As he explains: “My will to do science is significantly stronger than my will to live…this is my magnum opus. This is the most dangerous contraption I have ever built.”

On Osman’s shopping list was a $155 X-ray vacuum tube he recovered from a broken dental X-ray machine he bought on eBay, a giant roll of sheet lead, several Geiger counters and an electricity supply capable of delivering 60,000 volts. You what, mate?

Spoiler alert, he was able to produce a passable image of his finger, but why, America, why. You created Jazz. And baseball. And Donald Trump. You know what? Go for your life.

 

 

Bitterly, as day follows night, a reaction video followed Osman’s opus, as interventional radiologist Dr Michael Cellini said that the device was “actually pretty good,” before noting that hospitals have better standard X-ray machines. Duh. Nevertheless, Cellini was “pretty impressed”.

As IflScience put it, “the radiologist (and other radiologists online) were less impressed when he chose to X-ray his own hand. Osman points out that the radiation that he’ll receive from his X-ray is not as bad as a CT scan, or from a year of living your life being bombarded by background levels of radiation.”

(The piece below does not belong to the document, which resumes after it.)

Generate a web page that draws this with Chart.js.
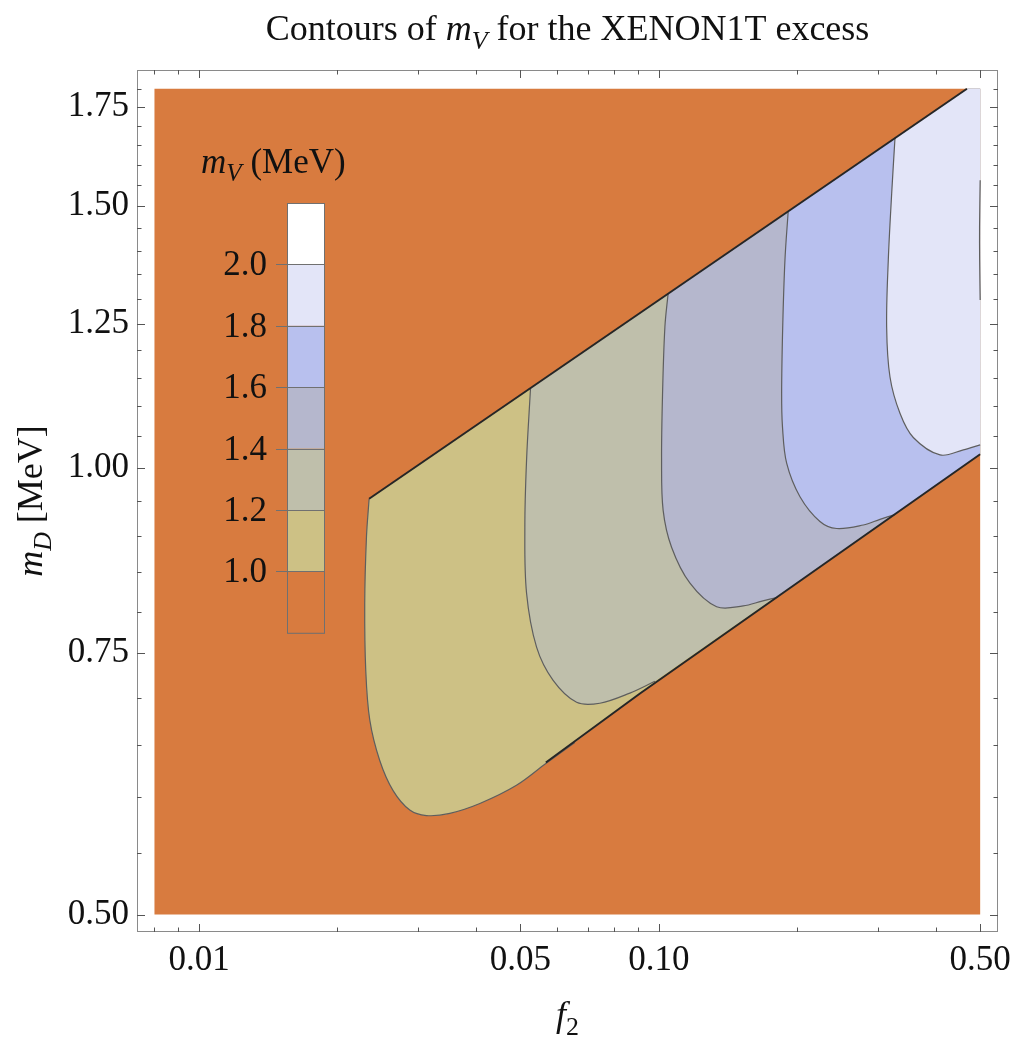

“The X-rays produced are not as bad as a CT scan – but that doesn’t mean you should do it,” Dr Cellini confirmed. “It is probably less than what you’d get from an annual background radiation dose. There is risk, but not as high as you’d think.”

The video received less of an enthusiastic reaction from experts commenting on his video, where one wrote “s a radiation safety officer at a materials lab, 80% of this video had me screaming internally”, nor on the Radiology subreddit where a popular comment read “very radiologist watching this is rolling their eyes so far back they can see their optic nerve.”

I mean, the man is a YouTuber. You could make the case that the industry-standard extreme positivity, over the top reactions and talking to yourself is equally as damaging as radiation, but the video proves that it’s possible to create your own X-ray machine in your house. But please just don’t do it. Just implement universal health care, idiots.